Democrats’ Antitrust Push Has Been Mostly Rhetorical

At the New York Times, Adam Jentleson wrote a piece about what Democrats need to do to win elections. In the aftermath of election losses, these kinds of finger-pointing pieces are standard fare. I didn’t find Jentleson’s piece all that interesting overall, but it contains the following tossed-off line that started its own little discourse:

By wishing away these complexities, a coalition-first mind-set produces many candidates who are the inverse of what voters want — people with the cultural sensibilities of Yale Law School graduates who cosplay as populists by over-relying on niche issues like Federal Trade Commission antitrust actions.

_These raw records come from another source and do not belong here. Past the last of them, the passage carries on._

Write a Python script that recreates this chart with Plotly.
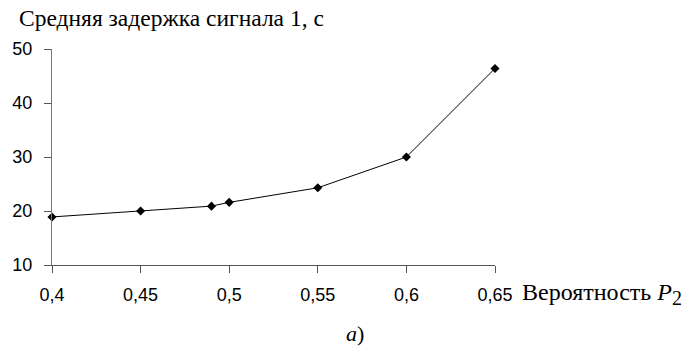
import plotly.graph_objects as go

p2 = [0.40, 0.45, 0.49, 0.50, 0.55, 0.60, 0.65]
delay = [18.9, 20.0, 20.9, 21.6, 24.3, 30.0, 46.4]

x_ticks = [0.40, 0.45, 0.50, 0.55, 0.60, 0.65]
x_tick_labels = ["0,4", "0,45", "0,5", "0,55", "0,6", "0,65"]
y_ticks = [10, 20, 30, 40, 50]
y_tick_labels = ["10", "20", "30", "40", "50"]

fig = go.Figure()
fig.add_trace(go.Scatter(
    x=p2, y=delay, mode="lines+markers",
    line=dict(color="black", width=1),
    marker=dict(symbol="diamond", size=7, color="black"),
    showlegend=False, cliponaxis=False,
))

serif = "'Liberation Serif', 'Times New Roman', serif"
fig.update_layout(
    width=686, height=351, autosize=False,
    margin=dict(l=52, r=191, t=49, b=86),
    paper_bgcolor="white", plot_bgcolor="white",
    font=dict(family="Liberation Sans, Arial", size=18, color="black"),
    xaxis=dict(
        range=[0.40, 0.65], tickvals=x_ticks, ticktext=x_tick_labels,
        showgrid=False, zeroline=False, showline=True, linecolor="#555555", linewidth=1,
        ticks="outside", ticklen=7, tickcolor="#555555", ticklabelstandoff=6,
        tickfont=dict(family="Liberation Sans, Arial", size=18, color="black"),
    ),
    yaxis=dict(
        range=[10, 50], tickvals=y_ticks, ticktext=y_tick_labels,
        showgrid=False, zeroline=False, showline=True, linecolor="#777777", linewidth=1,
        ticks="outside", ticklen=7, tickcolor="#555555", ticklabelstandoff=8,
        tickfont=dict(family="Liberation Sans, Arial", size=18, color="black"),
    ),
    annotations=[
        dict(text="Средняя задержка сигнала 1, с", xref="paper", yref="paper",
             x=(18 - 52) / 443, y=1 + 31 / 216, xanchor="left", yanchor="middle", showarrow=False,
             xshift=-1, font=dict(family=serif, size=23.5, color="black")),
        dict(text="Вероятность <i>P</i><sub><span style='font-size:20px'>2</span></sub>",
             xref="paper", yref="paper",
             x=1 + 28 / 443, y=-29 / 216, xanchor="left", yanchor="middle", showarrow=False,
             xshift=-3, font=dict(family=serif, size=24, color="black")),
        dict(text="<i>а</i>)", xref="paper", yref="paper",
             x=(355 - 52) / 443, y=-(333 - 265) / 216, xanchor="center", yanchor="middle", showarrow=False,
             font=dict(family=serif, size=22, color="black")),
    ],
)

fig.write_html("out.html")
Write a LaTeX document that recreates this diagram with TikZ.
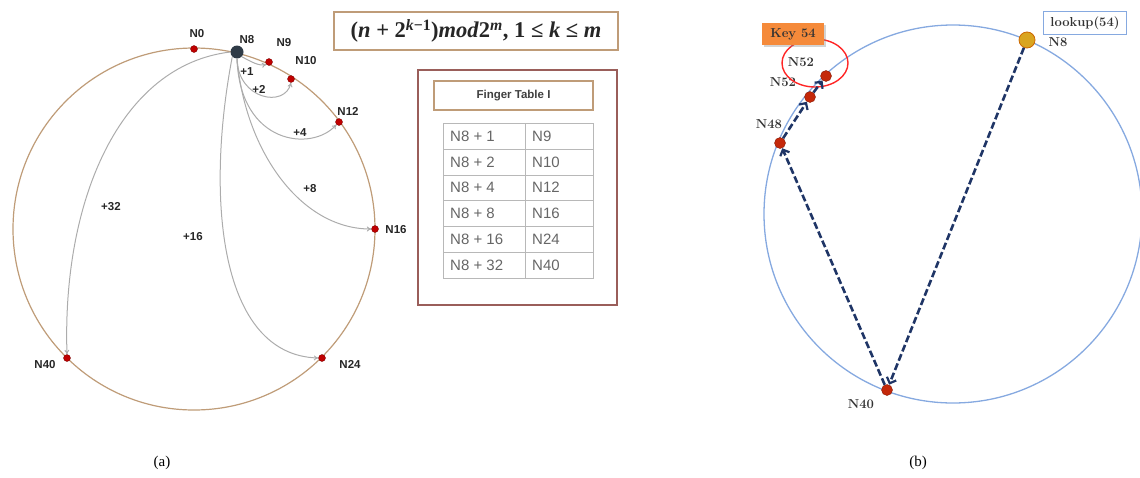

In the context of the piece, Jentleson seems to be arguing that this particular issue area is an electoral liability, or at least attracts certain kinds of pointy-headed politicians that are an electoral liability. But it also seems like a line that has been shoehorned in because Jentleson finds the entities and individuals involved in this area of advocacy — Open Markets Institute, American Economic Liberties Project, More Perfect Union, Institute for Local Self Reliance, the American Prospect, Elizabeth Warren, etc. — to be annoying, both interpersonally and because they overstate the significance of the policies they promote.

In assessing Jentleson’s argument and the antitrust movement more generally, I think it’s useful to distinguish between three things that are often muddled together: (1) the policy merits, (2) the directly felt impact of policy, and (3) the political appeal of the rhetoric accompanying the policies.